%%

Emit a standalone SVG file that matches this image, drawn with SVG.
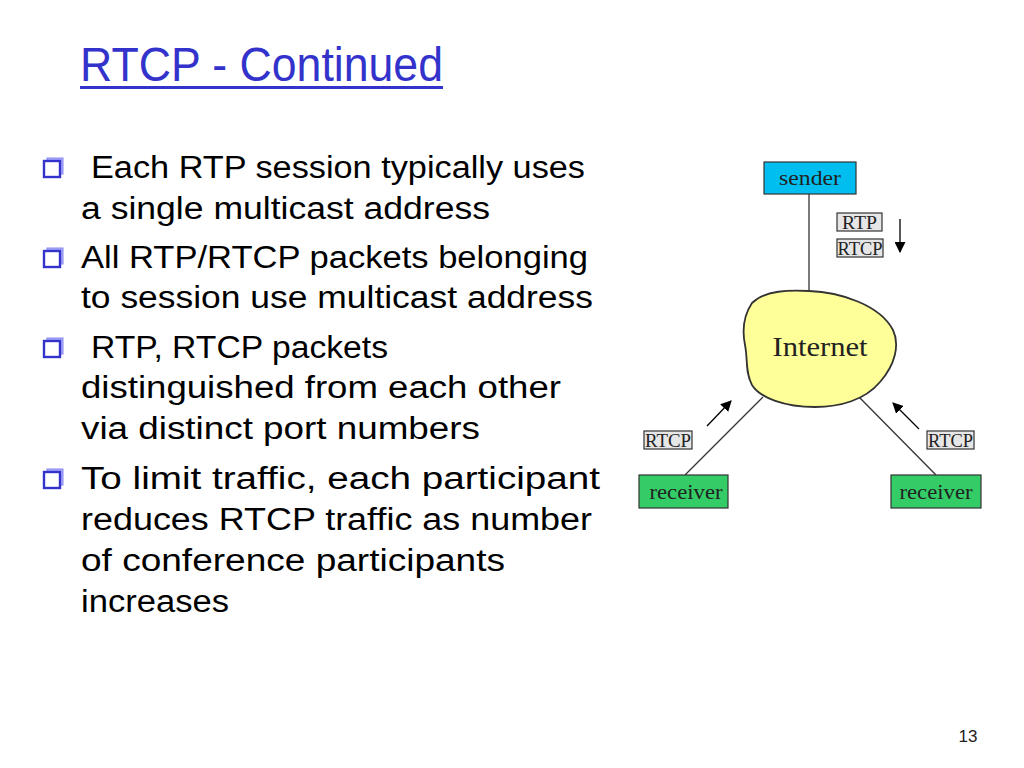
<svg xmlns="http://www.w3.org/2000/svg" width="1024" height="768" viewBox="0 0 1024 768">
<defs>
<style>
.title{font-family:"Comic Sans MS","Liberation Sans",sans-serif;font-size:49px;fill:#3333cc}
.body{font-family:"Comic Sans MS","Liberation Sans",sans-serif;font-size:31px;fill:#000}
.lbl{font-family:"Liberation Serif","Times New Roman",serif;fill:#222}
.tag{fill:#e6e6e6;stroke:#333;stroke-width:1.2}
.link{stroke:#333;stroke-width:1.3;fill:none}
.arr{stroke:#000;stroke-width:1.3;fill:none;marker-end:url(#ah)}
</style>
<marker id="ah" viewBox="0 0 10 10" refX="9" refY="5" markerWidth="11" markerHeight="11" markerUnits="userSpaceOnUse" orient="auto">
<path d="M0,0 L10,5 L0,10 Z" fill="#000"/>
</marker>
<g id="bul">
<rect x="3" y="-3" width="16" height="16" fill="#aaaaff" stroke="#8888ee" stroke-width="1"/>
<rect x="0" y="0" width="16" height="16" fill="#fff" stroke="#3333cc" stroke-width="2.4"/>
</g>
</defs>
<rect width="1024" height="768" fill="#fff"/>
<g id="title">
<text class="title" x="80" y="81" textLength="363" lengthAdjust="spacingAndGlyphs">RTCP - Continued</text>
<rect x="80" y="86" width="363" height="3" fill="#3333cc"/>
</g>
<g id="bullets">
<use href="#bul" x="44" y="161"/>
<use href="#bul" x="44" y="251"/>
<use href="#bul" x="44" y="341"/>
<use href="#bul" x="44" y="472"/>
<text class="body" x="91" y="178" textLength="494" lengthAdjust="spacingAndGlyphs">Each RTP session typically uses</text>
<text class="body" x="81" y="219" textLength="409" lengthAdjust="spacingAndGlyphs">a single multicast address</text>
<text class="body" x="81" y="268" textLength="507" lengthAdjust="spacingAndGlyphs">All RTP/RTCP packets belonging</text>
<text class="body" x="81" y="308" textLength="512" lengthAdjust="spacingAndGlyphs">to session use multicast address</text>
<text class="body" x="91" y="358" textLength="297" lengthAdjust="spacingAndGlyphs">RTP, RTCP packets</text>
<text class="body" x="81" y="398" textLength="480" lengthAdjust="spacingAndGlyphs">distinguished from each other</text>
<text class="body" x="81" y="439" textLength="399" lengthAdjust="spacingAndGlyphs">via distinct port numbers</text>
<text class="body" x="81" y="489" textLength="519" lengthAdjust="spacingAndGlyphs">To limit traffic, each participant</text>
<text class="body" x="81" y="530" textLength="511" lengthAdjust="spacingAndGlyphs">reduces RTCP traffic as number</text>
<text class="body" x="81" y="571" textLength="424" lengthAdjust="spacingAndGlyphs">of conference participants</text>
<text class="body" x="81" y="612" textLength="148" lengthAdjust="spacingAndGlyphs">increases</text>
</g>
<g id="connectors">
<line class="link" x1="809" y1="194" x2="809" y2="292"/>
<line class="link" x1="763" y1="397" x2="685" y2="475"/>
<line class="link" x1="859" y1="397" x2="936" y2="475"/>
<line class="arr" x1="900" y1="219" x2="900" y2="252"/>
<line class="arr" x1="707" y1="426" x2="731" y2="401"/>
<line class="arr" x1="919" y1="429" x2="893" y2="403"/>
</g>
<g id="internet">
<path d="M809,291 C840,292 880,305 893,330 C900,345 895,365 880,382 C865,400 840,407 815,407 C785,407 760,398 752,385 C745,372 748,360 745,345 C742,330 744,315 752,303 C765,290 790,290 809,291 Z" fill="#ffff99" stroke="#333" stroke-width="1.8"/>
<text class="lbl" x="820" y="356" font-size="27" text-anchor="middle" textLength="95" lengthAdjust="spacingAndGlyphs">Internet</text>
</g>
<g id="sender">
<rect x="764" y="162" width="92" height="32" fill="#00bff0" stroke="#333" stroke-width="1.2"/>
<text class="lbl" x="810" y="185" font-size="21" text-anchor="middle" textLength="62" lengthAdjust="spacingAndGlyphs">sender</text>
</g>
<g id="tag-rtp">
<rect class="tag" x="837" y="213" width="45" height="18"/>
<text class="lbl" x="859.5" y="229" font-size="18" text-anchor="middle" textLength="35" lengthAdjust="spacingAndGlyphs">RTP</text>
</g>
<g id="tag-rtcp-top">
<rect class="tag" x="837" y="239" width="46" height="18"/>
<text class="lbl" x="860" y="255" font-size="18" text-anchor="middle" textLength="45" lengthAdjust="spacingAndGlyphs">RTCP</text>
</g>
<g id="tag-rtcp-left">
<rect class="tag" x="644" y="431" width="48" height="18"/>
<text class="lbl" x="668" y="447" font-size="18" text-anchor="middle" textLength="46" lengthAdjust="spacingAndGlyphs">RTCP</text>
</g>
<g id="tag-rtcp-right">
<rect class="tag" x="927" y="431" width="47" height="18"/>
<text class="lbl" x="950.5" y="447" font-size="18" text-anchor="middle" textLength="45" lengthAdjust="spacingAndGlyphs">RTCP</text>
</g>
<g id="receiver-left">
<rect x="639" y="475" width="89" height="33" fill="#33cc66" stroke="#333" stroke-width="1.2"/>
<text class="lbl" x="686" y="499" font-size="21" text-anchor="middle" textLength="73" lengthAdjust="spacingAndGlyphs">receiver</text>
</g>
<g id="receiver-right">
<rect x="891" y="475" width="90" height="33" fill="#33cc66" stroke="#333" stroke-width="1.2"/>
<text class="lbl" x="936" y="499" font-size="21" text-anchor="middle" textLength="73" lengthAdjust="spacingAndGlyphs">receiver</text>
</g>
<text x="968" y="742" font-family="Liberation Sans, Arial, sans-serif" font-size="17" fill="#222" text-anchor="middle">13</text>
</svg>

%%

### Exercise
Reproduce the full material exactly, excluding the pictures.

### The response
Emit a standalone SVG file that matches this image, drawn with SVG.
<svg xmlns="http://www.w3.org/2000/svg" width="1024" height="768" viewBox="0 0 1024 768">
<defs>
<style>
.title{font-family:"Comic Sans MS","Liberation Sans",sans-serif;font-size:49px;fill:#3333cc}
.body{font-family:"Comic Sans MS","Liberation Sans",sans-serif;font-size:31px;fill:#000}
.lbl{font-family:"Liberation Serif","Times New Roman",serif;fill:#222}
.tag{fill:#e6e6e6;stroke:#333;stroke-width:1.2}
.link{stroke:#333;stroke-width:1.3;fill:none}
.arr{stroke:#000;stroke-width:1.3;fill:none;marker-end:url(#ah)}
</style>
<marker id="ah" viewBox="0 0 10 10" refX="9" refY="5" markerWidth="11" markerHeight="11" markerUnits="userSpaceOnUse" orient="auto">
<path d="M0,0 L10,5 L0,10 Z" fill="#000"/>
</marker>
<g id="bul">
<rect x="3" y="-3" width="16" height="16" fill="#aaaaff" stroke="#8888ee" stroke-width="1"/>
<rect x="0" y="0" width="16" height="16" fill="#fff" stroke="#3333cc" stroke-width="2.4"/>
</g>
</defs>
<rect width="1024" height="768" fill="#fff"/>
<g id="title">
<text class="title" x="80" y="81" textLength="363" lengthAdjust="spacingAndGlyphs">RTCP - Continued</text>
<rect x="80" y="86" width="363" height="3" fill="#3333cc"/>
</g>
<g id="bullets">
<use href="#bul" x="44" y="161"/>
<use href="#bul" x="44" y="251"/>
<use href="#bul" x="44" y="341"/>
<use href="#bul" x="44" y="472"/>
<text class="body" x="91" y="178" textLength="494" lengthAdjust="spacingAndGlyphs">Each RTP session typically uses</text>
<text class="body" x="81" y="219" textLength="409" lengthAdjust="spacingAndGlyphs">a single multicast address</text>
<text class="body" x="81" y="268" textLength="507" lengthAdjust="spacingAndGlyphs">All RTP/RTCP packets belonging</text>
<text class="body" x="81" y="308" textLength="512" lengthAdjust="spacingAndGlyphs">to session use multicast address</text>
<text class="body" x="91" y="358" textLength="297" lengthAdjust="spacingAndGlyphs">RTP, RTCP packets</text>
<text class="body" x="81" y="398" textLength="480" lengthAdjust="spacingAndGlyphs">distinguished from each other</text>
<text class="body" x="81" y="439" textLength="399" lengthAdjust="spacingAndGlyphs">via distinct port numbers</text>
<text class="body" x="81" y="489" textLength="519" lengthAdjust="spacingAndGlyphs">To limit traffic, each participant</text>
<text class="body" x="81" y="530" textLength="511" lengthAdjust="spacingAndGlyphs">reduces RTCP traffic as number</text>
<text class="body" x="81" y="571" textLength="424" lengthAdjust="spacingAndGlyphs">of conference participants</text>
<text class="body" x="81" y="612" textLength="148" lengthAdjust="spacingAndGlyphs">increases</text>
</g>
<g id="connectors">
<line class="link" x1="809" y1="194" x2="809" y2="292"/>
<line class="link" x1="763" y1="397" x2="685" y2="475"/>
<line class="link" x1="859" y1="397" x2="936" y2="475"/>
<line class="arr" x1="900" y1="219" x2="900" y2="252"/>
<line class="arr" x1="707" y1="426" x2="731" y2="401"/>
<line class="arr" x1="919" y1="429" x2="893" y2="403"/>
</g>
<g id="internet">
<path d="M809,291 C840,292 880,305 893,330 C900,345 895,365 880,382 C865,400 840,407 815,407 C785,407 760,398 752,385 C745,372 748,360 745,345 C742,330 744,315 752,303 C765,290 790,290 809,291 Z" fill="#ffff99" stroke="#333" stroke-width="1.8"/>
<text class="lbl" x="820" y="356" font-size="27" text-anchor="middle" textLength="95" lengthAdjust="spacingAndGlyphs">Internet</text>
</g>
<g id="sender">
<rect x="764" y="162" width="92" height="32" fill="#00bff0" stroke="#333" stroke-width="1.2"/>
<text class="lbl" x="810" y="185" font-size="21" text-anchor="middle" textLength="62" lengthAdjust="spacingAndGlyphs">sender</text>
</g>
<g id="tag-rtp">
<rect class="tag" x="837" y="213" width="45" height="18"/>
<text class="lbl" x="859.5" y="229" font-size="18" text-anchor="middle" textLength="35" lengthAdjust="spacingAndGlyphs">RTP</text>
</g>
<g id="tag-rtcp-top">
<rect class="tag" x="837" y="239" width="46" height="18"/>
<text class="lbl" x="860" y="255" font-size="18" text-anchor="middle" textLength="45" lengthAdjust="spacingAndGlyphs">RTCP</text>
</g>
<g id="tag-rtcp-left">
<rect class="tag" x="644" y="431" width="48" height="18"/>
<text class="lbl" x="668" y="447" font-size="18" text-anchor="middle" textLength="46" lengthAdjust="spacingAndGlyphs">RTCP</text>
</g>
<g id="tag-rtcp-right">
<rect class="tag" x="927" y="431" width="47" height="18"/>
<text class="lbl" x="950.5" y="447" font-size="18" text-anchor="middle" textLength="45" lengthAdjust="spacingAndGlyphs">RTCP</text>
</g>
<g id="receiver-left">
<rect x="639" y="475" width="89" height="33" fill="#33cc66" stroke="#333" stroke-width="1.2"/>
<text class="lbl" x="686" y="499" font-size="21" text-anchor="middle" textLength="73" lengthAdjust="spacingAndGlyphs">receiver</text>
</g>
<g id="receiver-right">
<rect x="891" y="475" width="90" height="33" fill="#33cc66" stroke="#333" stroke-width="1.2"/>
<text class="lbl" x="936" y="499" font-size="21" text-anchor="middle" textLength="73" lengthAdjust="spacingAndGlyphs">receiver</text>
</g>
<text x="968" y="742" font-family="Liberation Sans, Arial, sans-serif" font-size="17" fill="#222" text-anchor="middle">13</text>
</svg>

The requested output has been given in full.